As apresentações, limitadas ao salão de uma igreja, no início da década de 1980, passaram a ser intensificadas com a conquista da sede, em 1994. O primeiro grupo a ser atraído pela nova iniciativa era coordenado pela atriz de São Paulo Tiche Viana, responsável pela criação do Barracão Teatro, em Barão Geraldo. A professora do Departamento de Artes Cênicas da Unicamp Verônica Fabrini, na época, também foi responsável pelo aumento de montagens de espetáculo ao fundar a Boa Companhia. “Eles foram motivados pela experiência de Burnier de mostrar que é possível montar um grupo, pesquisar e se dedicar a isso. Vendo isso, alunos da Universidade que vêm estudar aqui acabam ficando, por constatar que existe um grupo artístico que não é somente vinculado a uma produção de resultado contínuo e rápido fora do grande eixo São Paulo/Rio”, acentua Naomi.

Para a atriz, o livro é a realização de um sonho de muitos anos. Neste momento de realização, o interesse da editora foi muito importante, segundo Carlota. O que era para ser um livro de imagens legendadas foi tomando uma proporção maior até que a parte textual se fez imprescindível. “Mesmo com as mudanças, a Editora [da Unicamp] abarcou a ideia e não se importou de mudar com a gente”, revela Carlota.
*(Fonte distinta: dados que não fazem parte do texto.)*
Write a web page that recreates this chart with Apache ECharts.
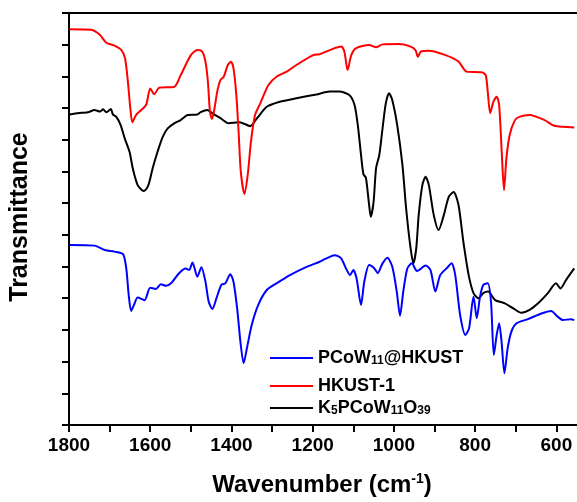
<!DOCTYPE html>
<html>
<head>
<meta charset="utf-8">
<script src="https://cdn.jsdelivr.net/npm/echarts@6/dist/echarts.min.js"></script>
<style>
html,body{margin:0;padding:0;background:#fff;overflow:hidden;width:577px;height:502px;}
#chart{width:600px;height:502px;}
</style>
</head>
<body>
<div id="chart"></div>
<script>
// Wavenumber (cm-1) and transmittance (a.u.)
var wnRed = [1798,1745,1724,1708,1688,1671,1662,1655,1649,1644,1635,1622,1610,1600,1590,1578,1541,1525,1500,1484,1472,1464,1458,1453,1448,1443,1435,1427,1419,1409,1401,1395,1388,1382,1377,1368,1360,1352,1342,1329,1309,1289,1264,1240,1199,1183,1158,1130,1122,1114,1105,1093,1061,1044,1028,987,959,947,941,934,914,873,841,821,784,774,769,763,755,747,741,735,729,723,715,702,690,666,629,605,556];
var tRed = [124.9,124.7,123.1,120.6,119.7,118.3,115.7,108.3,99.9,95.5,97.8,99.4,101.0,106.2,104.4,106.4,106.7,110.4,116.7,118.3,117.8,114.6,108.3,98.9,96.6,98.9,105.2,108.9,109.9,113.6,114.6,112.5,104.1,91.5,79.9,72.9,78.9,89.4,97.8,101.5,107.3,109.9,111.5,113.6,116.7,117.0,118.3,119.4,117.8,112.0,116.7,118.9,119.9,119.2,120.1,120.2,119.4,118.3,116.2,117.8,118.1,116.7,114.7,111.5,111.3,110.4,105.2,98.4,102.0,103.6,101.0,87.3,74.1,84.2,91.5,96.2,97.3,97.8,96.2,94.4,93.9];

var wnBlk = [1798,1769,1753,1737,1724,1716,1708,1697,1692,1684,1673,1663,1651,1643,1631,1616,1605,1594,1582,1569,1557,1541,1525,1508,1484,1476,1460,1443,1427,1407,1382,1366,1354,1337,1313,1281,1240,1191,1158,1134,1110,1097,1089,1081,1075,1069,1062,1057,1050,1044,1036,1028,1020,1012,1004,992,979,970,959,952,945,939,930,922,914,902,890,877,865,853,841,829,816,804,792,780,768,751,727,706,686,666,645,621,601,590,576,556];
var tBlk = [98.0,98.5,98.7,99.4,98.9,99.6,98.7,99.7,98.0,97.3,94.7,90.5,86.2,81.0,75.7,73.8,75.5,81.0,86.2,91.0,93.6,95.2,96.2,97.8,98.0,98.7,99.4,98.0,96.8,95.2,95.5,94.9,94.3,96.8,100.4,102.0,103.1,104.3,105.2,105.2,104.1,101.0,94.7,85.2,79.1,78.0,70.5,65.7,70.5,81.0,85.2,93.6,101.5,104.7,102.5,94.7,82.0,68.4,55.8,51.0,55.8,66.3,75.7,78.3,75.7,66.3,61.5,66.3,72.0,73.5,69.4,57.8,47.3,41.6,40.0,41.6,42.1,39.4,38.4,36.8,35.4,36.3,38.4,41.6,44.7,43.1,45.8,49.4];

var wnBlu = [1798,1737,1712,1688,1667,1659,1653,1647,1640,1631,1614,1600,1586,1574,1561,1549,1529,1513,1504,1496,1484,1474,1464,1456,1447,1437,1425,1415,1403,1395,1386,1378,1370,1362,1350,1334,1313,1289,1256,1215,1183,1166,1146,1130,1118,1108,1100,1092,1081,1073,1061,1048,1040,1028,1016,1004,993,985,977,967,956,943,922,910,898,886,869,858,849,837,824,815,804,796,788,780,769,761,754,747,741,735,728,720,711,698,670,637,613,597,584,564,556];
var tBlu = [56.8,56.6,55.2,54.7,53.9,49.4,41.0,36.0,37.9,40.2,39.4,43.3,42.9,44.4,43.9,44.7,47.9,49.4,48.9,51.3,46.8,49.8,45.2,38.9,36.6,40.0,44.2,44.7,47.6,45.2,36.8,26.3,19.5,24.2,31.6,37.9,42.6,44.7,47.3,49.9,51.5,52.6,53.6,52.6,49.4,47.3,48.9,46.3,37.9,45.2,50.5,49.4,47.9,51.0,52.8,49.9,42.1,34.5,42.1,49.4,51.0,48.6,50.3,48.9,42.1,47.3,49.6,51.0,47.3,34.7,28.4,30.5,40.5,33.7,40.5,44.2,44.7,38.9,22.1,28.4,32.1,26.3,16.3,24.2,29.4,32.1,33.4,35.2,36.0,34.2,33.1,33.4,33.1];

var seriesNames = ['PCoW11@HKUST', 'HKUST-1', 'K5PCoW11O39'];
var seriesColors = ['#0000ff', '#ff0000', '#000000'];
var xTickLabels = [1800, 1600, 1400, 1200, 1000, 800, 600];

function zip(a, b) { return a.map(function (v, i) { return [v, b[i]]; }); }

var FONT = 'Arial, "Liberation Sans", sans-serif';
var richLegend = {
  m: { fontSize: 18, fontWeight: 'bold', fontFamily: FONT, color: '#000', lineHeight: 18, verticalAlign: 'top' },
  s: { fontSize: 12, fontWeight: 'bold', fontFamily: FONT, color: '#000', lineHeight: 12, verticalAlign: 'bottom', padding: [9, 0, 0, 0] }
};
var legendText = {
  'PCoW11@HKUST': '{m|PCoW}{s|11}{m|@HKUST}',
  'HKUST-1': '{m|HKUST-1}{s| }',
  'K5PCoW11O39': '{m|K}{s|5}{m|PCoW}{s|11}{m|O}{s|39}'
};
var legendTops = [346, 374, 396];

function makeLegend(i) {
  return {
    data: [seriesNames[i]],
    left: 270,
    top: legendTops[i],
    orient: 'vertical',
    icon: 'rect',
    itemWidth: 43,
    itemHeight: 2,
    itemGap: 0,
    selectedMode: false,
    padding: 0,
    formatter: function (n) { return legendText[n]; },
    textStyle: { rich: richLegend }
  };
}

var chart = echarts.init(document.getElementById('chart'), null, { renderer: 'canvas' });
chart.setOption({
  animation: false,
  backgroundColor: '#ffffff',
  grid: {
    left: 67, right: 0, top: 13, bottom: 77,
    show: true, borderColor: '#000', borderWidth: 2, backgroundColor: 'transparent'
  },
  legend: [makeLegend(0), makeLegend(1), makeLegend(2)],
  xAxis: {
    type: 'value',
    inverse: true,
    min: 500,
    max: 1800,
    interval: 100,
    name: '{m|Wavenumber (cm}{sup|-1}{m|)}',
    nameLocation: 'middle',
    nameGap: 46,
    nameTextStyle: {
      padding: [0, 22, 0, 0],
      rich: {
        m: { fontSize: 24, fontWeight: 'bold', fontFamily: FONT, color: '#000', lineHeight: 28 },
        sup: { fontSize: 14, fontWeight: 'bold', fontFamily: FONT, color: '#000', lineHeight: 14, verticalAlign: 'top', padding: [1, 0, 0, 0] }
      }
    },
    axisLine: { show: true, onZero: false, lineStyle: { color: '#000', width: 2 } },
    axisTick: { show: true, inside: false, length: 7, lineStyle: { color: '#000', width: 2 } },
    axisLabel: {
      show: true,
      margin: 11,
      fontSize: 19,
      fontWeight: 'bold',
      fontFamily: FONT,
      color: '#000',
      formatter: function (v) { return xTickLabels.indexOf(v) >= 0 ? String(v) : ''; }
    },
    splitLine: { show: false }
  },
  yAxis: {
    type: 'value',
    min: 0,
    max: 130,
    interval: 10,
    name: 'Transmittance',
    nameLocation: 'middle',
    nameGap: 36,
    nameTextStyle: { fontSize: 25, fontWeight: 'bold', fontFamily: FONT, color: '#000', padding: [0, 0, 0, 4] },
    axisLine: { show: true, onZero: false, lineStyle: { color: '#000', width: 2 } },
    axisTick: { show: true, inside: false, length: 7, lineStyle: { color: '#000', width: 2 } },
    axisLabel: { show: false },
    splitLine: { show: false }
  },
  series: [
    { name: seriesNames[0], type: 'line', data: zip(wnBlu, tBlu), color: seriesColors[0], showSymbol: false, smooth: 0.25, lineStyle: { width: 2 }, z: 3 },
    { name: seriesNames[1], type: 'line', data: zip(wnRed, tRed), color: seriesColors[1], showSymbol: false, smooth: 0.25, lineStyle: { width: 2 }, z: 2 },
    { name: seriesNames[2], type: 'line', data: zip(wnBlk, tBlk), color: seriesColors[2], showSymbol: false, smooth: 0.25, lineStyle: { width: 2 }, z: 1 }
  ]
});
</script>
</body>
</html>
De maneira natural, o Lume tornou-se, internacionalmente, um dos representantes de maior relevância da Unicamp. A coragem de sair mundo afora, levando espetáculos para todos os cantos do planeta e ainda disseminar as experiências acadêmicas, oferecendo workshops e oficinas, além dos eventos de rua, proporciona retorno ao grupo e também à Universidade. Entre 1995 e 2010, de acordo com Carlota, o Lume realizou 2.375 atividades – entre apresentações, demonstrações técnicas, workshops e palestras – para 311.036 pessoas, em diversas partes do mundo, incluindo 43 festivais internacionais.

Uma prova de que o ator nunca saiu de cena tanto na produção de pesquisas quanto no processo de criação está estampada nas capas das publicações resultantes de investigações de pesquisadores do grupo ou ligados a ele. Entre elas destacam-se A arte do ator, de Luís Otávio Burnier, Arte de não interpretar como poesia corpórea do ator, de Renato Ferracini, e Corpos em fuga, corpos em mente, organizado também por Ferracini.
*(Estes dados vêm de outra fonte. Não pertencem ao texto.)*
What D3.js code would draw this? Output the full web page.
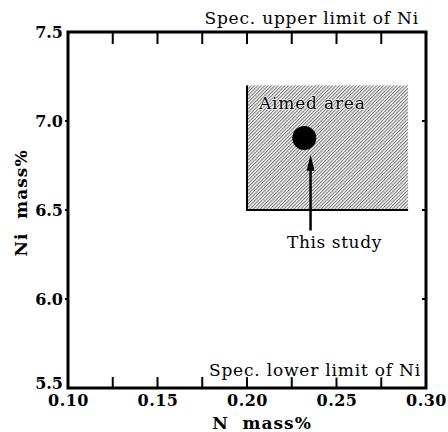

Os atores são guiados por linhas-mestras de pesquisa, entre as quais Antropologia Teatral e Cultura Brasileira, em que o ator representa a partir de uma técnica elaborada em sintonia com elementos da cultura brasileira; Dança Pessoal, focada numa metodologia de elaboração e codificação e sistematização de uma técnica pessoal de representação por meio da dilatação e dinamização das energias potenciais do ator; Mimesis Corpórea, que consiste no processo de observação e imitação de ações físicas e vocais do cotidiano; Estudo do palhaço e o sentido cômico do corpo, que possibilita o contato de aspirantes a clown com aspectos “ridículos e estúpidos” do palhaço; e musicalização e teatralização em espaços não-convencionais.
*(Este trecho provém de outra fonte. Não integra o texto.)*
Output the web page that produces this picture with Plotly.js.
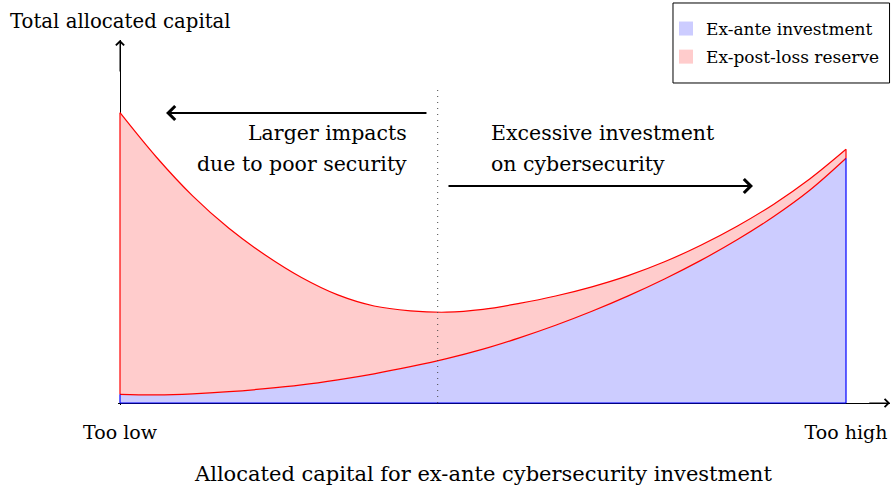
<!DOCTYPE html>
<html>
<head>
<meta charset="utf-8">
<script src="https://cdn.plot.ly/plotly-3.0.1.min.js"></script>
<style>html,body{margin:0;padding:0;background:#fff;}#chart{width:891px;height:487px;}</style>
</head>
<body>
<div id="chart"></div>
<script>
// Position along the "allocated capital for ex-ante investment" axis (arbitrary units)
const allocation = [0, 0.5, 1, 1.5, 2, 2.5, 3, 3.5, 4, 4.5, 5, 5.5, 6, 6.5, 7, 7.5, 8, 8.5, 9, 9.5, 10];
// Ex-ante investment (lower, blue area) - arbitrary capital units
const exAnte = [8.7, 8.2, 9.2, 11.3, 14.3, 18.1, 23.2, 29.2, 36.3, 44.3, 53.8,
                65.1, 77.7, 91.7, 107.1, 124.0, 142.6, 163.2, 186.2, 212.7, 244.7];
// Ex-post-loss reserve (stacked on top, red area)
const reserve = [281.6, 237.8, 197.9, 163.4, 133.7, 107.4, 84.9, 67.8, 55.9, 46.5, 39.8,
                 34.5, 29.3, 24.5, 20.3, 17.2, 15.2, 13.6, 12.4, 11.3, 9.0];
const tickLabels = ['Too low', 'Too high'];
const seriesNames = ['Ex-ante investment', 'Ex-post-loss reserve'];
const optimum = 4.376;

const total = exAnte.map((v, i) => v + reserve[i]);
const n = allocation.length - 1;
const x0 = allocation[0], xN = allocation[n];

const BLUE_FILL = 'rgb(204,204,255)', RED_FILL = 'rgb(255,204,204)';
const RED = 'rgb(255,0,0)', BLUE = 'rgb(0,0,255)';

const traces = [
  {x: allocation, y: exAnte, type: 'scatter', mode: 'lines', fill: 'tozeroy',
   fillcolor: BLUE_FILL, line: {color: RED, width: 1.2, shape: 'spline'}, showlegend: false, hoverinfo: 'skip'},
  {x: allocation, y: total, type: 'scatter', mode: 'lines', fill: 'tonexty',
   fillcolor: RED_FILL, line: {color: RED, width: 1.2, shape: 'spline'}, showlegend: false, hoverinfo: 'skip'},
  // outline of the ex-ante area (left, bottom and right edges)
  {x: [x0, x0, null, x0, xN, null, xN, xN], y: [0, exAnte[0], null, 0, 0, null, 0, exAnte[n]],
   type: 'scatter', mode: 'lines', line: {color: BLUE, width: 1.2}, connectgaps: false,
   showlegend: false, hoverinfo: 'skip'},
  // outline of the reserve area (left and right edges)
  {x: [x0, x0, null, xN, xN], y: [exAnte[0], total[0], null, exAnte[n], total[n]],
   type: 'scatter', mode: 'lines', line: {color: RED, width: 1.2}, connectgaps: false,
   showlegend: false, hoverinfo: 'skip'},
  // legend entries
  {x: [null], y: [null], type: 'scatter', mode: 'markers', name: seriesNames[0], legendgroup: 'a',
   marker: {symbol: 'square', size: 14, color: BLUE_FILL, line: {width: 0}}},
  {x: [null], y: [null], type: 'scatter', mode: 'markers', name: seriesNames[1], legendgroup: 'b',
   marker: {symbol: 'square', size: 14, color: RED_FILL, line: {width: 0}}}
];

const txt = (text, x, y, xanchor, size, ref) => ({
  text: text, x: x, y: y, xref: ref || 'x', yref: ref || 'y', xanchor: xanchor, yanchor: 'middle',
  showarrow: false, font: {size: size}
});
const arrow = (x, y, ax, ay, w, s) => ({
  text: '', x: x, y: y, ax: ax, ay: ay, xref: 'x', yref: 'y', axref: 'x', ayref: 'y',
  showarrow: true, arrowhead: 4, arrowwidth: w, arrowsize: s, arrowcolor: '#000', standoff: 0
});

const layout = {
  width: 891, height: 487,
  margin: {l: 118, r: 1, t: 40, b: 82, pad: 0},
  paper_bgcolor: '#fff', plot_bgcolor: '#fff',
  font: {family: '"DejaVu Serif", serif', size: 19, color: '#000'},
  showlegend: true,
  xaxis: {range: [-0.02755, 10.606], showgrid: false, zeroline: true, zerolinecolor: '#000',
    zerolinewidth: 1, showline: false, ticks: '', tickmode: 'array',
    tickvals: [x0, xN], ticktext: tickLabels, ticklabelstandoff: 14, fixedrange: true},
  yaxis: {range: [-2, 363], showgrid: false, zeroline: true, zerolinecolor: '#000',
    zerolinewidth: 1, showline: false, ticks: '', showticklabels: false, fixedrange: true},
  legend: {x: 0.9935, xanchor: 'right', y: 1.0795, yanchor: 'top', bgcolor: 'rgba(0,0,0,0)',
    borderwidth: 0, font: {size: 17}, traceorder: 'grouped', tracegroupgap: 3},
  shapes: [
    {type: 'rect', xref: 'paper', yref: 'paper', x0: 0.7189, x1: 0.9994, y0: 0.8822, y1: 1.1014,
     fillcolor: '#fff', line: {color: '#000', width: 1}},
    {type: 'line', xref: 'x', yref: 'y', x0: optimum, x1: optimum, y0: 0, y1: 317,
     line: {color: '#444', width: 1, dash: '1px,5px'}}
  ],
  annotations: [
    txt('Total allocated capital', 0.0026, 1.0507, 'center', 19.7, 'paper'),
    txt('Allocated capital for ex-ante cybersecurity investment', 0.4728, -0.1877, 'center', 21, 'paper'),
    txt('Larger impacts', 3.98, 270, 'right', 20.5),
    txt('due to poor security', 3.98, 239, 'right', 20.5),
    txt('Excessive investment', 5.083, 270, 'left', 20.5),
    txt('on cybersecurity', 5.083, 239, 'left', 20.5),
    arrow(0.634, 290, 4.242, 290, 1.8, 1.5),
    arrow(8.719, 217, 4.504, 217, 1.8, 1.5),
    arrow(10.606, 0, 10.3, 0, 1, 1.6),
    arrow(0, 363, 0, 330, 1, 1.6)
  ]
};

Plotly.newPlot('chart', traces, layout, {staticPlot: true, displayModeBar: false});
</script>
</body>
</html>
Além da verba da Universidade para manutenção da sede, a equipe do Lume capta recursos por meio de inscrições em editais e com criação e apresentação de espetáculos, realização de oficinas e workshops, desenvolvendo projetos de circulação e montagem de espetáculos, segundo Naomi. Com os intercâmbios, o Lume acabou conquistando vários parceiros internacionais, entre eles os mestres Odin TeatretIben Nagel Rasmussen e Kai Bredholt; os bailarinos de butô Natsu Nakajima, Anzu Furukawa e Tadashi Endo; os palhaços Nani e Leris Colombaionie Sue Morrison; e o diretor Norberto Presta.